アルバムの第一曲目の「So Tender」。ルバートでの美しいピアノ・ソロの導入。
インテンポでベースとドラムが入ってトリオの熱いインタープレイに心地よくのせられますが、最後はフェードアウトで終わります。
作曲はキース・ジャレットです。
「Never Let Me Go」や「I Fall In Love Too Easily」のスタンダード・ナンバーもいいです。
学生時代にミュンヘンに数ヵ月滞在していた時、このアルバムを試聴するために暫くレコード店に通いつめたことを思い出します。
1996年、キースはイタリアでのコンサート中に突然激しい疲労感に襲われ演奏がままならない状態に陥ります。
「慢性疲労症候群」との診断で、その後の予定を全てキャンセルし自宅での療養を余儀なくされます。
1998年になってようやくピアノが弾けるようになるまでに回復。同年12月に自宅スタジオで録音されたのが、ソロとしては初のスタンダード・アルバムとなる『The Melody At Night, With You』です。
このアルバムは、闘病生活を支えてくれた妻、ローズ・アン・ジャレットに捧げられています。
ガーシュインの「I Loves You, Porgy」から始まり「I'm Through With Love」までの全10曲。
どの曲も優しく穏やかで慈愛に満ちた演奏で、心に深く沁みてきます。
スタンダードのバラード曲に混じって2曲の民謡/Traditionalが収められています。
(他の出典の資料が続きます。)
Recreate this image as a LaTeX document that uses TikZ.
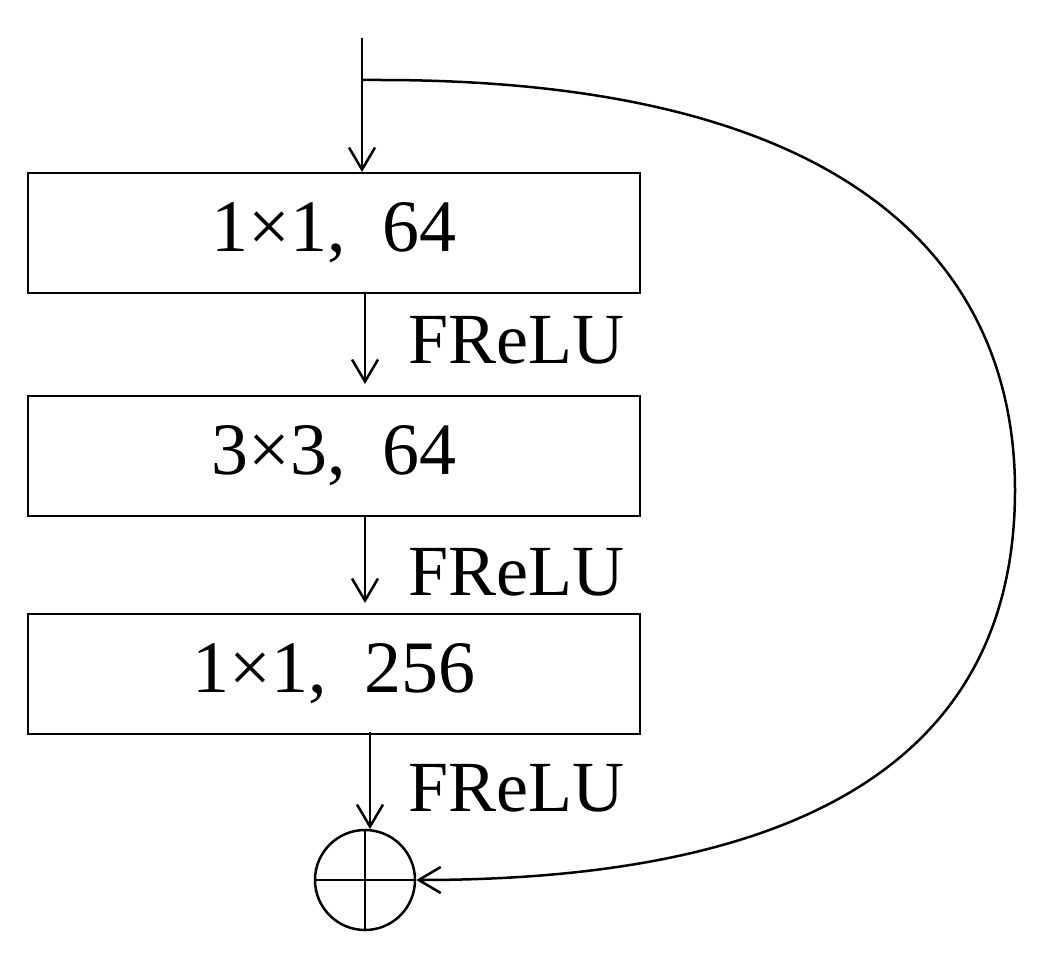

アイルランド民謡の「My Wild Irish Rose」とアメリカ民謡の「Shenandoah」。
優しく包み込まれて、肩の力を抜いて休んでいていいんだよ、と言われているような癒しの曲です。
心が洗われます。
スタンダード曲は、ガーシュインの「I Loves You, Porgy」 と「Someone to Watch over Me」、失恋のラブソング「Blame It on My Youth」と「「I'm Through With Love」(歌ではジェーン・モンハイトがお気に入りです)など。
歌だと熱く歌い上げてしまいがちな「Be My Love」 も、穏やかで淡々としながらも、愛おしい気持ちが染み出てきている感じ。
自分にとって大事な一枚です。
今年70歳のキース・ジャレット。
昨年行われた世界各地でのソロ公演からセレクトしたアルバムや30年ほど前に録音されたクラシックのライブ・アルバムがリリースされています。
心に沁みる音楽をまだまだ聴かせて下さい。